* Goal of the exercise *
Give the data below again exactly as written, without its pictures.

* Dataset content *
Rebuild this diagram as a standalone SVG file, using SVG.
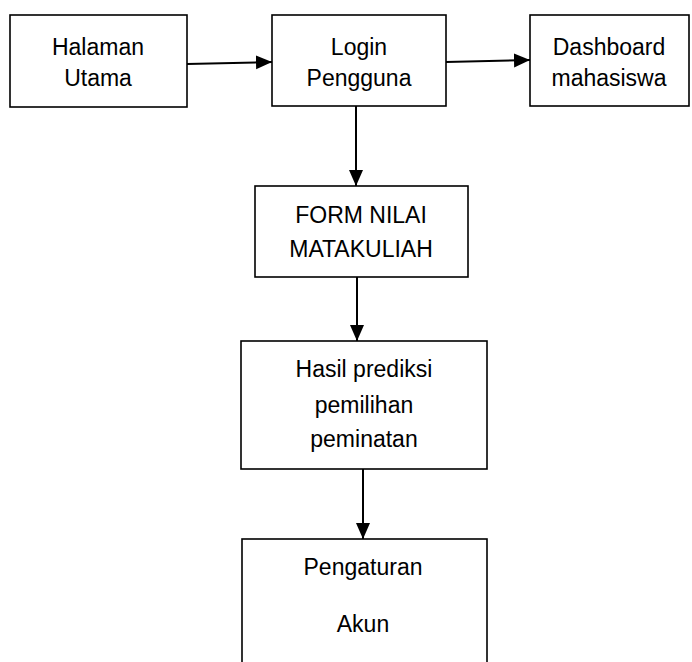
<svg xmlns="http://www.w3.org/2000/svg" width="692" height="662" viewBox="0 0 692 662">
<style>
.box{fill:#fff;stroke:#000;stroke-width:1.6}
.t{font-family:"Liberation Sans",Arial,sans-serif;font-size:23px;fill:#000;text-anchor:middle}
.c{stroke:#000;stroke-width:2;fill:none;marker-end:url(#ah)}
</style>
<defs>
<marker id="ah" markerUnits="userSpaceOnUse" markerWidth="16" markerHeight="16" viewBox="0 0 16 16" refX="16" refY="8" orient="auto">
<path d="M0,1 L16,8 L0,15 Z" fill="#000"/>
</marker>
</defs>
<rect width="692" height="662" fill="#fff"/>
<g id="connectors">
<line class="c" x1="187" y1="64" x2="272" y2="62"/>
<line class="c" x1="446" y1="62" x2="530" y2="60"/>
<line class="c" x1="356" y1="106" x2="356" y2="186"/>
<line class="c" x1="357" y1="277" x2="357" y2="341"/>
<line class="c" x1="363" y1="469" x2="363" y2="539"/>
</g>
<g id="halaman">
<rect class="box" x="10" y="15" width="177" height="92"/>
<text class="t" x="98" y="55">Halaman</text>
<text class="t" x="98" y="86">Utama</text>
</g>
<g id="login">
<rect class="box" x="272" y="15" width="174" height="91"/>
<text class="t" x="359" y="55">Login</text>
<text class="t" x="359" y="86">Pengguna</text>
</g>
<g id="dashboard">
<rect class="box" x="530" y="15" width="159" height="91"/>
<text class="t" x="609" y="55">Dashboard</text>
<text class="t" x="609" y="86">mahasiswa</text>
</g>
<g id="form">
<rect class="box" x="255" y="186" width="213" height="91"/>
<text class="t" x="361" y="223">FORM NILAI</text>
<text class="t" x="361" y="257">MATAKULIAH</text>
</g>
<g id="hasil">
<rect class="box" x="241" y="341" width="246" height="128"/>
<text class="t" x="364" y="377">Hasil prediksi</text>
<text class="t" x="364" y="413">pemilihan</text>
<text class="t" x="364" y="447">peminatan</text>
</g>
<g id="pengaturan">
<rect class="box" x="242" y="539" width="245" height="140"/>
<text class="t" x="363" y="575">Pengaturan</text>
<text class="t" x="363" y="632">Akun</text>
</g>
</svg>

* Result of the exercise *
Rebuild this diagram as a standalone SVG file, using SVG.
<svg xmlns="http://www.w3.org/2000/svg" width="692" height="662" viewBox="0 0 692 662">
<style>
.box{fill:#fff;stroke:#000;stroke-width:1.6}
.t{font-family:"Liberation Sans",Arial,sans-serif;font-size:23px;fill:#000;text-anchor:middle}
.c{stroke:#000;stroke-width:2;fill:none;marker-end:url(#ah)}
</style>
<defs>
<marker id="ah" markerUnits="userSpaceOnUse" markerWidth="16" markerHeight="16" viewBox="0 0 16 16" refX="16" refY="8" orient="auto">
<path d="M0,1 L16,8 L0,15 Z" fill="#000"/>
</marker>
</defs>
<rect width="692" height="662" fill="#fff"/>
<g id="connectors">
<line class="c" x1="187" y1="64" x2="272" y2="62"/>
<line class="c" x1="446" y1="62" x2="530" y2="60"/>
<line class="c" x1="356" y1="106" x2="356" y2="186"/>
<line class="c" x1="357" y1="277" x2="357" y2="341"/>
<line class="c" x1="363" y1="469" x2="363" y2="539"/>
</g>
<g id="halaman">
<rect class="box" x="10" y="15" width="177" height="92"/>
<text class="t" x="98" y="55">Halaman</text>
<text class="t" x="98" y="86">Utama</text>
</g>
<g id="login">
<rect class="box" x="272" y="15" width="174" height="91"/>
<text class="t" x="359" y="55">Login</text>
<text class="t" x="359" y="86">Pengguna</text>
</g>
<g id="dashboard">
<rect class="box" x="530" y="15" width="159" height="91"/>
<text class="t" x="609" y="55">Dashboard</text>
<text class="t" x="609" y="86">mahasiswa</text>
</g>
<g id="form">
<rect class="box" x="255" y="186" width="213" height="91"/>
<text class="t" x="361" y="223">FORM NILAI</text>
<text class="t" x="361" y="257">MATAKULIAH</text>
</g>
<g id="hasil">
<rect class="box" x="241" y="341" width="246" height="128"/>
<text class="t" x="364" y="377">Hasil prediksi</text>
<text class="t" x="364" y="413">pemilihan</text>
<text class="t" x="364" y="447">peminatan</text>
</g>
<g id="pengaturan">
<rect class="box" x="242" y="539" width="245" height="140"/>
<text class="t" x="363" y="575">Pengaturan</text>
<text class="t" x="363" y="632">Akun</text>
</g>
</svg>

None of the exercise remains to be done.